Ensuite, je conseille toujours aux scénaristes émergents de signer un contrat de collaboration le plus tôt possible. C'est le contrat que tu signes avec ton co-auteur. Ça détermine le rôle de chacun, mais aussi qui est cité au générique, le budget, le planning d'écriture. C'est une étape qu'on signe trop souvent en retard. Le signer le plus tôt c'est se protéger, surtout quand on est jeune et qu'on travaille sous la direction d'une directrice d'écriture ou d'un scénariste plus confirmé.
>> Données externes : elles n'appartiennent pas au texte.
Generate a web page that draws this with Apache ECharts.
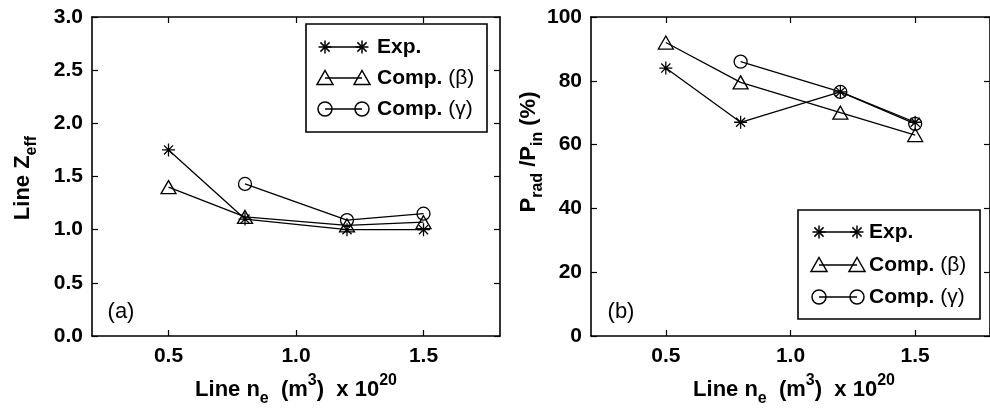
<!DOCTYPE html>
<html>
<head>
<meta charset="utf-8">
<script src="https://cdn.jsdelivr.net/npm/echarts@6/dist/echarts.min.js"></script>
<style>
  html, body { margin: 0; padding: 0; background: #fff; }
  #chart { width: 990px; height: 408px; }
</style>
</head>
<body>
<div id="chart"></div>
<script>
// line density (x 10^20 m^-3)
var neAll = [0.5, 0.8, 1.2, 1.5]
var neGamma = [0.8, 1.2, 1.5]
var xTicks = [0.5, 1.0, 1.5]

// (a) line Zeff
var zeffExp = [1.75, 1.10, 1.00, 1.00]
var zeffBeta = [1.40, 1.12, 1.04, 1.07]
var zeffGamma = [1.43, 1.09, 1.15]

// (b) Prad / Pin (%)
var pradExp = [84, 67, 76.5, 67]
var pradBeta = [92, 79.5, 70, 63]
var pradGamma = [86, 76.5, 66.5]

var legendNames = ['Exp.', 'Comp. ', 'Comp. ']
var legendGreek = ['', '(β)', '(γ)']

var FONT = '"Liberation Sans", Arial, Helvetica, sans-serif'
var BLACK = '#000'

var chart = echarts.init(document.getElementById('chart'), null, {renderer: 'canvas'})

const pairs = (xs, ys) => xs.map((x, i) => [x, ys[i]])

const makeX = (grid, bottom) => {
    return {
        type: 'value',
        gridIndex: grid,
        position: bottom ? 'bottom' : 'top',
        min: 0.2,
        max: 1.8,
        axisLine: {show: true, onZero: false, lineStyle: {color: BLACK, width: 1.6}},
        axisTick: {show: true, inside: true, length: 6, customValues: xTicks, lineStyle: {color: BLACK, width: 1.2}},
        axisLabel: {
            show: bottom,
            customValues: xTicks,
            margin: 10,
            color: BLACK,
            fontFamily: FONT,
            fontWeight: 'bold',
            fontSize: 21,
            formatter: v => v.toFixed(1)
        },
        splitLine: {show: false}
    }
}

const makeY = (grid, left, max, step, digits) => {
    return {
        type: 'value',
        gridIndex: grid,
        position: left ? 'left' : 'right',
        min: 0,
        max: max,
        interval: step,
        axisLine: {show: true, onZero: false, lineStyle: {color: BLACK, width: 1.6}},
        axisTick: {show: true, inside: true, length: 6, lineStyle: {color: BLACK, width: 1.2}},
        axisLabel: {
            show: left,
            margin: 9,
            color: BLACK,
            fontFamily: FONT,
            fontWeight: 'bold',
            fontSize: 21,
            formatter: v => v.toFixed(digits)
        },
        splitLine: {show: false}
    }
}

var STAR = 'path://M0,-10L0,10M-10,0L10,0M-7,-7L7,7M-7,7L7,-7'

const makeSeries = (name, xs, ys, xi, yi, symbol, size) => {
    return {
        name: name,
        type: 'line',
        xAxisIndex: xi,
        yAxisIndex: yi,
        data: pairs(xs, ys),
        symbol: symbol,
        symbolSize: size,
        showAllSymbol: true,
        lineStyle: {color: BLACK, width: 1.3},
        itemStyle: {color: 'transparent', borderColor: BLACK, borderWidth: 1.3},
        emphasis: {disabled: true},
        z: 3
    }
}

// hand drawn legend box, like the matlab one
const legendBox = (left, top, w, h, x1, x2, tx, rows) => {
    let kids = [{
        type: 'rect',
        shape: {x: left, y: top, width: w, height: h},
        style: {fill: '#fff', stroke: BLACK, lineWidth: 1.6},
        z: 10
    }]
    for (let r = 0; r < 3; r++) {
        let y = top + rows[r]
        let ax = left + x1
        let bx = left + x2
        kids.push({type: 'line', shape: {x1: ax, y1: y, x2: bx, y2: y}, style: {stroke: BLACK, lineWidth: 1.3}, z: 11})
        ;[ax, bx].forEach(cx => {
            if (r === 0) {
                let d = 6.5, e = 4.6
                kids.push({type: 'line', shape: {x1: cx, y1: y - d, x2: cx, y2: y + d}, style: {stroke: BLACK, lineWidth: 1.5}, z: 11})
                kids.push({type: 'line', shape: {x1: cx - d, y1: y, x2: cx + d, y2: y}, style: {stroke: BLACK, lineWidth: 1.5}, z: 11})
                kids.push({type: 'line', shape: {x1: cx - e, y1: y - e, x2: cx + e, y2: y + e}, style: {stroke: BLACK, lineWidth: 1.5}, z: 11})
                kids.push({type: 'line', shape: {x1: cx - e, y1: y + e, x2: cx + e, y2: y - e}, style: {stroke: BLACK, lineWidth: 1.5}, z: 11})
            } else if (r === 1) {
                kids.push({type: 'polygon', shape: {points: [[cx, y - 7.5], [cx + 8, y + 6.5], [cx - 8, y + 6.5]]}, style: {fill: 'none', stroke: BLACK, lineWidth: 1.5}, z: 11})
            } else {
                kids.push({type: 'circle', shape: {cx: cx, cy: y, r: 7}, style: {fill: 'none', stroke: BLACK, lineWidth: 1.5}, z: 11})
            }
        })
        kids.push({
            type: 'text',
            x: left + tx,
            y: y,
            style: {
                text: '{b|' + legendNames[r] + '}' + (legendGreek[r] ? '{g|' + legendGreek[r] + '}' : ''),
                align: 'left',
                verticalAlign: 'middle',
                rich: {
                    b: {fontFamily: FONT, fontWeight: 'bold', fontSize: 21, fill: BLACK},
                    g: {fontFamily: FONT, fontWeight: 'normal', fontSize: 21, fill: BLACK}
                }
            },
            z: 11
        })
    }
    return {type: 'group', children: kids}
}

var richTitle = {
    m: {fontFamily: FONT, fontWeight: 'bold', fontSize: 22, lineHeight: 34, fill: BLACK},
    sub: {fontFamily: FONT, fontWeight: 'bold', fontSize: 16, lineHeight: 15, verticalAlign: 'bottom', fill: BLACK},
    sup: {fontFamily: FONT, fontWeight: 'bold', fontSize: 16, lineHeight: 15, verticalAlign: 'top', fill: BLACK},
    sup2: {fontFamily: FONT, fontWeight: 'bold', fontSize: 16, lineHeight: 9, verticalAlign: 'top', fill: BLACK}
}

var xTitle = '{m|Line n}{sub|e}{m|  (m}{sup|3}{m|)  x 10}{sup2|20}'

const titleText = (x, y, text, rot) => {
    return {
        type: 'text',
        x: x,
        y: y,
        rotation: rot || 0,
        style: {text: text, align: 'center', verticalAlign: 'middle', rich: richTitle},
        z: 5
    }
}

const panelLabel = (x, y, t) => {
    return {
        type: 'text', x: x, y: y,
        style: {text: t, align: 'center', verticalAlign: 'middle', fontFamily: FONT, fontSize: 22, fill: BLACK},
        z: 5
    }
}

var option = {
    animation: false,
    backgroundColor: '#fff',
    grid: [
        {left: 92, top: 17, width: 408, height: 319},
        {left: 591, top: 17, width: 405, height: 319}
    ],
    xAxis: [makeX(0, true), makeX(0, false), makeX(1, true), makeX(1, false)],
    yAxis: [makeY(0, true, 3, 0.5, 1), makeY(0, false, 3, 0.5, 1), makeY(1, true, 100, 20, 0), makeY(1, false, 100, 20, 0)],
    series: [
        makeSeries('Exp.', neAll, zeffExp, 0, 0, STAR, 13),
        makeSeries('Comp. (β)', neAll, zeffBeta, 0, 0, 'triangle', [15, 13]),
        makeSeries('Comp. (γ)', neGamma, zeffGamma, 0, 0, 'circle', 13),
        makeSeries('Exp.', neAll, pradExp, 2, 2, STAR, 13),
        makeSeries('Comp. (β)', neAll, pradBeta, 2, 2, 'triangle', [15, 13]),
        makeSeries('Comp. (γ)', neGamma, pradGamma, 2, 2, 'circle', 13)
    ],
    graphic: [
        legendBox(306, 24, 181, 108, 19, 56, 71, [23, 54, 85]),
        legendBox(798, 210, 182, 109, 21, 59, 71, [22, 55, 87]),
        titleText(296, 390, xTitle),
        titleText(794, 390, xTitle),
        titleText(23, 178, '{m|Line Z}{sub|eff}', Math.PI / 2),
        titleText(529, 152, '{m|P}{sub|rad}{m| /P}{sub|in}{m| (%)}', Math.PI / 2),
        panelLabel(121, 312, '(a)'),
        panelLabel(621, 312, '(b)')
    ]
}

chart.setOption(option)
</script>
</body>
</html>
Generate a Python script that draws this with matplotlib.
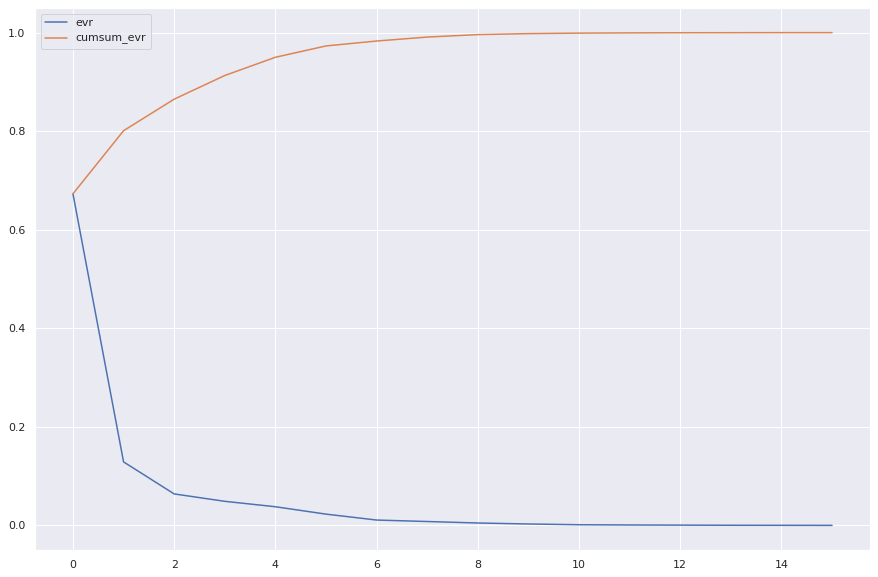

Un projet audiovisuel doit surmonter beaucoup d'obstacles pour devenir une réalité : il faut trouver des financements, faire les dossiers, passer devant les commissions, les jurys, écrire, collaborer avec les producteurs, les réalisateurs, les équipes, etc. Tout cela en étant forcément en compétition avec d'autres projets. Les places sont chères, c'est une réalité. Il va falloir apprendre à faire ces dossiers, mais aussi apprendre à pitcher, à lire des contrats et surtout, à vivre avec son syndrôme de l'imposteur.
Cela étant dit, malgré les difficultés, quand je travaille sur un projet comme scénariste, que je le porte tout au long de ce parcours et qu'il voit finalement le jour, qu'il devient tangible, je me dis que je fais un métier magique.